9. The method of claim 1, wherein the destination identifier associated with the destination user address is associated with at least one of a residence and a business.

10. The method of claim 1, wherein the destination identifier associated with the destination user address is a Fully Qualified Domain Name (FQDN).

11. The method of claim 1, wherein the destination identifier associated with the destination user address is part of an FQDN.

12. A method for routing communications at a communications node, comprising:

storing a plurality of destination identifiers for each associated destination user address and corresponding serving network identification information, wherein each destination identifier associated with the destination user address is also associated with at least one serving network;

receiving a query message including one of the destination identifiers associated with a destination user address;

performing a lookup with the destination identifier associated with the destination user address to determine the corresponding at least one serving network; and

transmitting a response message including information based on the lookup identifying at least one serving network associated with the destination identifier, the destination identifier associated with the destination user address.

13. The method of claim 12, wherein the at least one serving network is a plurality of serving networks.

14. The method of claim 12, further comprising:

supporting message routing within the at least one serving network, wherein the at least one serving network includes a Domain Name System (DNS) server, further wherein the DNS server is distinct from the communication node.

15. The method of claim 12, wherein the communication node is a database.

16. The method of claim 12, further comprising:

receiving a message or database management action indicating a change between one of the destination identifiers associated with the destination user address and the corresponding at least one serving network; and

updating the stored correspondence based on the received message.

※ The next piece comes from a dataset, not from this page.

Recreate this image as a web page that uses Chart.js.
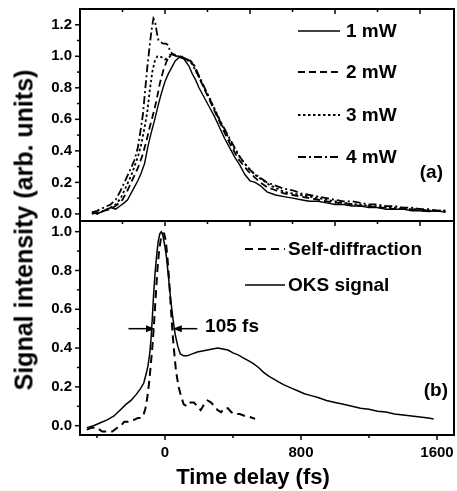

17. The method of claim 12, wherein the destination identifier associated with the destination user address identifies an enterprise.

18. The method of claim 12, wherein the destination identifier associated with the destination user address identifies a residential user.

19. A communication node, comprising:

a memory for storing a mapping between a destination identifier associated with a destination user address and at least one serving network operator providing services to an entity identified by the destination identifier associated with the destination user address;

a communication interface for receiving the destination identifier associated with the destination user address; and

a processor for performing a lookup of the received destination identifier associated with the destination user address, wherein the lookup causes return to the at least one serving carrier network when the communication interface receives a query message in a Session Initiation Protocol (SIP) message that includes the destination identifier associated with the destination user address, further wherein the communication interface transmits a response message that includes the at least one serving carrier network.

20. The communications node of claim 19, wherein said at least one serving network is a plurality of serving operator networks.

21. The communications node of claim 19, wherein each of said at least one serving network includes a Domain Name System (DNS) server for supporting message routing within said serving network, further wherein said DNS server is different from said communications node.

22. The communications node of claim 19, wherein said communications node is a database.

23. The communication node of claim 19, wherein the mapping between a destination identifier associated with the destination user address and at least one serving network operator that provides services to an entity identified by the destination identifier associated with the destination user address is between a generic domain name and a structured name.

24. The communications node of claim 23, wherein said structured name has a format mncxxx.mccyyy, where mnc is a mobile network code and mcc is a mobile country code.